**Records for this task**

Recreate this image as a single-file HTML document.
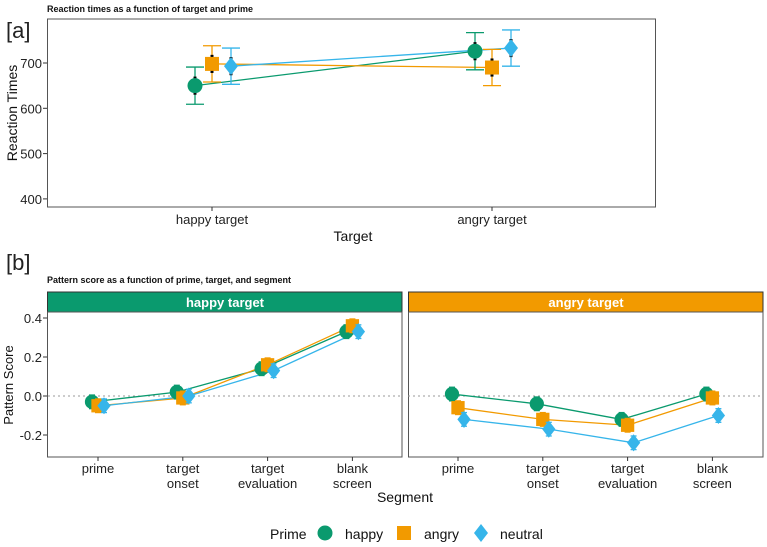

==

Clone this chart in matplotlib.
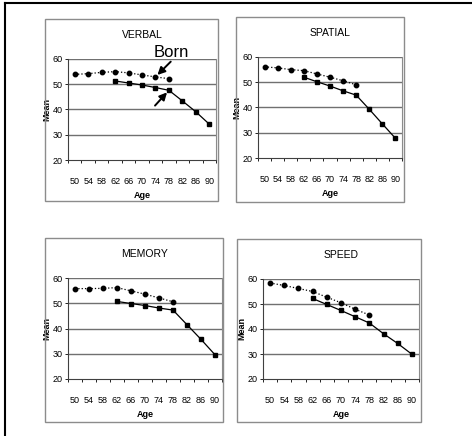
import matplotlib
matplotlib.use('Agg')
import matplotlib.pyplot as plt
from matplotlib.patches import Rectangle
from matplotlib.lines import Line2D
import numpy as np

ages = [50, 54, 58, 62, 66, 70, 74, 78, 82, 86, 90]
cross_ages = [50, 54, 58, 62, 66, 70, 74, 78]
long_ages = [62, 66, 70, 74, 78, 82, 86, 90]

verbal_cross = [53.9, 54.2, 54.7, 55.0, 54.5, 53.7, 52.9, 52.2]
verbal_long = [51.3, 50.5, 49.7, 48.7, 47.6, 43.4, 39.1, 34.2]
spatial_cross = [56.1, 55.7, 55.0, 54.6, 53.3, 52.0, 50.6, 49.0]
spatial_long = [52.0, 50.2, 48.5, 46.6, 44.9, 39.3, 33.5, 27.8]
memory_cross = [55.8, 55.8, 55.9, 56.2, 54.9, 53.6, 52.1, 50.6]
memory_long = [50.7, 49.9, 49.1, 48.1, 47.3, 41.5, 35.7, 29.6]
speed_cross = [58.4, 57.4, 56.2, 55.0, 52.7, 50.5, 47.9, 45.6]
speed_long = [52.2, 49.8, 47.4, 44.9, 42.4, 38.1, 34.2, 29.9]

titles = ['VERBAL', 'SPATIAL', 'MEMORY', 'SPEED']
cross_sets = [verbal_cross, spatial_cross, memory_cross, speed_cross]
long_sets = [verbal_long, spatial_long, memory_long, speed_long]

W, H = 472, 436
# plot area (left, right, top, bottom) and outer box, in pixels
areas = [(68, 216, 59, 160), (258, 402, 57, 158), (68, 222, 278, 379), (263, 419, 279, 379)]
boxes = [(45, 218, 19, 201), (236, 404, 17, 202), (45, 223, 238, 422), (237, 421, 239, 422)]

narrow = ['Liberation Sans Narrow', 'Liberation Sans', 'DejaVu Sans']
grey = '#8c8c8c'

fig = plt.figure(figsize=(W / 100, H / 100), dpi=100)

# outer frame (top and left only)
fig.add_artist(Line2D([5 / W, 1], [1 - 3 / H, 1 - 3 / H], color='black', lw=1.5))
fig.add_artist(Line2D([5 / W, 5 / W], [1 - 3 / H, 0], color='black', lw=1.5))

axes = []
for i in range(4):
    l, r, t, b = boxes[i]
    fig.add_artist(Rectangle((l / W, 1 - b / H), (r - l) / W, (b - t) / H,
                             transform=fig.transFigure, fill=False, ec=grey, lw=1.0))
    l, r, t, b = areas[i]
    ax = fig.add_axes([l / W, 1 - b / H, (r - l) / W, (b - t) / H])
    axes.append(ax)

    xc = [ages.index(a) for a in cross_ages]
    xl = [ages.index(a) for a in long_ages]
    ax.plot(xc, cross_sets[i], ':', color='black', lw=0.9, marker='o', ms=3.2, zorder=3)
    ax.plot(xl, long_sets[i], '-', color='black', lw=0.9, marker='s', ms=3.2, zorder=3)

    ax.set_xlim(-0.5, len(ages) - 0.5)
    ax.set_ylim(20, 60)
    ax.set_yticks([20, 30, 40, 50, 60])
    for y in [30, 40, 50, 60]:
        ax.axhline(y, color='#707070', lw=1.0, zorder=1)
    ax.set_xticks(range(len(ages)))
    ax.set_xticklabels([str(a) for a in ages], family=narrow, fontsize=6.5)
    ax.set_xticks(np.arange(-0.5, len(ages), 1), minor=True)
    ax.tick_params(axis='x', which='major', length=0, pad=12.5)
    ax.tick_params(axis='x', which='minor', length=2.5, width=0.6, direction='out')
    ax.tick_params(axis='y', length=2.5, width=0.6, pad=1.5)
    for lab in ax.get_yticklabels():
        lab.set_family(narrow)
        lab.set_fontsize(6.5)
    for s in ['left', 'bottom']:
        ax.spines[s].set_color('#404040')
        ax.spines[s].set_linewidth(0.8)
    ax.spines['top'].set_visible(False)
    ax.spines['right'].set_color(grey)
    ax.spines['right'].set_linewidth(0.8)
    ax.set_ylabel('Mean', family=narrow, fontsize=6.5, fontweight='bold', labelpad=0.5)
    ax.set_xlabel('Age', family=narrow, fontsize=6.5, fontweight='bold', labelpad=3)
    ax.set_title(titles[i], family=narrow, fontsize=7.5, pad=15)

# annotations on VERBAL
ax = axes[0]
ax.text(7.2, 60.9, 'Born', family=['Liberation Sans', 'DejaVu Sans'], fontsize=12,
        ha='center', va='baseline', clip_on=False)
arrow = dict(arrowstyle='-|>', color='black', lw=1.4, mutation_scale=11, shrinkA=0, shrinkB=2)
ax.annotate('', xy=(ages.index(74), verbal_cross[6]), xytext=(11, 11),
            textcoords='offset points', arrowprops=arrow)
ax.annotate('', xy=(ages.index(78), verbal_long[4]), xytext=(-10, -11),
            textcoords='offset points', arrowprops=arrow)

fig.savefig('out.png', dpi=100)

**To be done**
Nothing but the lines from the one containing "Clone this chart in matplotlib." through the one containing "speed_long = [52.2, 49.8, 47.4, 44.9, 42.4, 38.1, 34.2, 29.9]" should be written out, exactly and with both ends. Pictures are left out.

**The response**
Clone this chart in matplotlib.
import matplotlib
matplotlib.use('Agg')
import matplotlib.pyplot as plt
from matplotlib.patches import Rectangle
from matplotlib.lines import Line2D
import numpy as np

ages = [50, 54, 58, 62, 66, 70, 74, 78, 82, 86, 90]
cross_ages = [50, 54, 58, 62, 66, 70, 74, 78]
long_ages = [62, 66, 70, 74, 78, 82, 86, 90]

verbal_cross = [53.9, 54.2, 54.7, 55.0, 54.5, 53.7, 52.9, 52.2]
verbal_long = [51.3, 50.5, 49.7, 48.7, 47.6, 43.4, 39.1, 34.2]
spatial_cross = [56.1, 55.7, 55.0, 54.6, 53.3, 52.0, 50.6, 49.0]
spatial_long = [52.0, 50.2, 48.5, 46.6, 44.9, 39.3, 33.5, 27.8]
memory_cross = [55.8, 55.8, 55.9, 56.2, 54.9, 53.6, 52.1, 50.6]
memory_long = [50.7, 49.9, 49.1, 48.1, 47.3, 41.5, 35.7, 29.6]
speed_cross = [58.4, 57.4, 56.2, 55.0, 52.7, 50.5, 47.9, 45.6]
speed_long = [52.2, 49.8, 47.4, 44.9, 42.4, 38.1, 34.2, 29.9]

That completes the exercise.